The authors argue that the goal in a crucial conversation is not to win but to create dialogue. Dialogue means that everyone feels safe enough to share their views, so all the relevant information enters a “pool of shared meaning.” When people feel unsafe they protect themselves instead of contributing, which leads to poor decisions and damaged relationships. To prevent this, skilled communicators watch for signs that safety is at risk, then restore it by rebuilding mutual purpose and mutual respect.
A key part of the process is mastering your own stories. Before emotions erupt, you see something, tell yourself a story about what it means, then feel and act based on that story. If the story is incomplete or unfair, the emotion will be too. The book teaches readers to slow down, separate facts from interpretations, and replace victim, villain, and helpless stories with more accurate ones that keep dialogue possible.
Once safety is restored and emotions are manageable, the focus turns to how to speak and listen. The STATE model summarizes how to share a viewpoint clearly but respectfully: share the facts, tell your story, ask for others’ paths, talk tentatively, and encourage testing. On the listening side, the AMPP tools, ask, mirror, paraphrase, and prime, help others open up when they are shutting down or lashing out. Together these skills create conversations where people can be both honest and kind.

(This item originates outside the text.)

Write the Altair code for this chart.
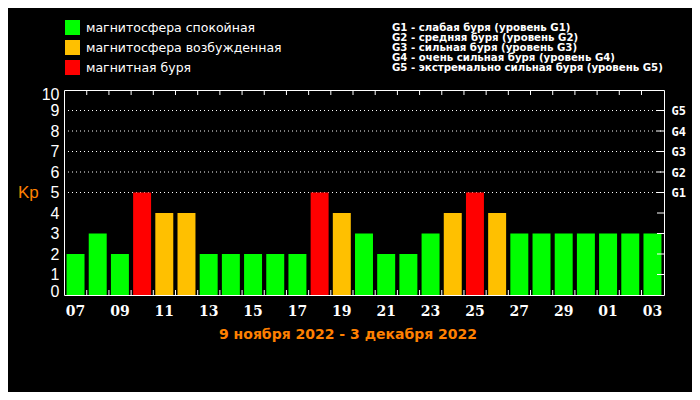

The final part of the book shows how to move from talk to results. Crucial conversations should end with clear decisions, owners, and follow-up. The authors also address “tough cases,” such as dealing with power differences, chronic bad behavior, or conversations that keep going badly, and explain how to practice these skills until they become habits. In the end, Crucial Conversations presents a practical method for turning high stakes conflict into shared understanding, better decisions, and stronger relationships.